§ SHORT PROBLEM
Every line of the material is to be quoted verbatim, minus the pictures.

━━━━━ DATA SHOWN ━━━━━

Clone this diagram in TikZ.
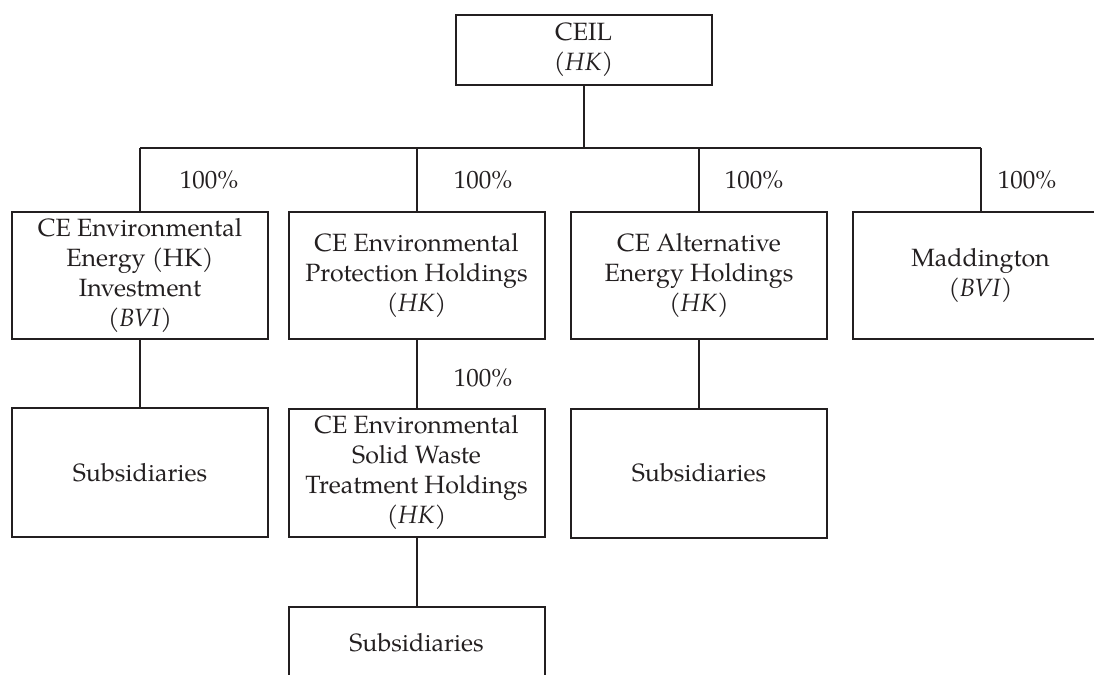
\documentclass[tikz,border=0pt]{standalone}
\usepackage{fontspec}
\setmainfont{TeX Gyre Pagella}
\definecolor{ink}{HTML}{231F20}
\begin{document}
\begin{tikzpicture}[x=0.5pt,y=-0.5pt,
  every node/.style={text=ink,font=\fontsize{12.5}{15}\selectfont},
  box/.style={draw=ink,line width=1pt,align=center,inner sep=0pt,minimum width=128pt},
  pct/.style={inner sep=0pt},
  link/.style={draw=ink,line width=1pt}]
\useasboundingbox (0,0) rectangle (1094,675);
\clip (0,0) rectangle (1094,675);
\node[box,minimum height=35pt] (ceil) at (583.5,50) {CEIL\\(\textit{HK})};
\node[box,minimum height=63.5pt] (b1) at (140,275) {CE Environmental\\Energy (HK)\\Investment\\(\textit{BVI})};
\node[box,minimum height=63.5pt] (b2) at (416.5,275) {CE Environmental\\Protection Holdings\\(\textit{HK})};
\node[box,minimum height=63.5pt] (b3) at (699,275) {CE Alternative\\Energy Holdings\\(\textit{HK})};
\node[box,minimum height=63.5pt] (b4) at (980.5,275) {Maddington\\(\textit{BVI})};
\node[box,minimum height=64.5pt] (s1) at (140,472.5) {Subsidiaries};
\node[box,minimum height=64pt] (sw) at (416.5,472.5) {CE Environmental\\Solid Waste\\Treatment Holdings\\(\textit{HK})};
\node[box,minimum height=64.5pt] (s3) at (699,473) {Subsidiaries};
\node[box,minimum height=36pt] (s2) at (416.5,643) {Subsidiaries};
\coordinate (bus) at (583.5,148);
\draw[link] (ceil.south) -- (bus);
\draw[link] (b1.north |- bus) -- (b4.north |- bus);
\foreach \b in {b1,b2,b3,b4} \draw[link] (\b.north) -- (\b.north |- bus);
\draw[link] (b1.south) -- (s1.north);
\draw[link] (b2.south) -- (sw.north);
\draw[link] (b3.south) -- (s3.north);
\draw[link] (sw.south) -- (s2.north);
\node[pct] (l1) at (209,180) {100\%};
\node[pct] (l2) at (483,180) {100\%};
\node[pct] (l3) at (754,180) {100\%};
\node[pct] (l4) at (1027,180) {100\%};
\node[pct] (l5) at (483,378) {100\%};
\end{tikzpicture}
\end{document}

━━━━━

§ OUTPUT OF THE TASK
Clone this diagram in TikZ.
\documentclass[tikz,border=0pt]{standalone}
\usepackage{fontspec}
\setmainfont{TeX Gyre Pagella}
\definecolor{ink}{HTML}{231F20}
\begin{document}
\begin{tikzpicture}[x=0.5pt,y=-0.5pt,
  every node/.style={text=ink,font=\fontsize{12.5}{15}\selectfont},
  box/.style={draw=ink,line width=1pt,align=center,inner sep=0pt,minimum width=128pt},
  pct/.style={inner sep=0pt},
  link/.style={draw=ink,line width=1pt}]
\useasboundingbox (0,0) rectangle (1094,675);
\clip (0,0) rectangle (1094,675);
\node[box,minimum height=35pt] (ceil) at (583.5,50) {CEIL\\(\textit{HK})};
\node[box,minimum height=63.5pt] (b1) at (140,275) {CE Environmental\\Energy (HK)\\Investment\\(\textit{BVI})};
\node[box,minimum height=63.5pt] (b2) at (416.5,275) {CE Environmental\\Protection Holdings\\(\textit{HK})};
\node[box,minimum height=63.5pt] (b3) at (699,275) {CE Alternative\\Energy Holdings\\(\textit{HK})};
\node[box,minimum height=63.5pt] (b4) at (980.5,275) {Maddington\\(\textit{BVI})};
\node[box,minimum height=64.5pt] (s1) at (140,472.5) {Subsidiaries};
\node[box,minimum height=64pt] (sw) at (416.5,472.5) {CE Environmental\\Solid Waste\\Treatment Holdings\\(\textit{HK})};
\node[box,minimum height=64.5pt] (s3) at (699,473) {Subsidiaries};
\node[box,minimum height=36pt] (s2) at (416.5,643) {Subsidiaries};
\coordinate (bus) at (583.5,148);
\draw[link] (ceil.south) -- (bus);
\draw[link] (b1.north |- bus) -- (b4.north |- bus);
\foreach \b in {b1,b2,b3,b4} \draw[link] (\b.north) -- (\b.north |- bus);
\draw[link] (b1.south) -- (s1.north);
\draw[link] (b2.south) -- (sw.north);
\draw[link] (b3.south) -- (s3.north);
\draw[link] (sw.south) -- (s2.north);
\node[pct] (l1) at (209,180) {100\%};
\node[pct] (l2) at (483,180) {100\%};
\node[pct] (l3) at (754,180) {100\%};
\node[pct] (l4) at (1027,180) {100\%};
\node[pct] (l5) at (483,378) {100\%};
\end{tikzpicture}
\end{document}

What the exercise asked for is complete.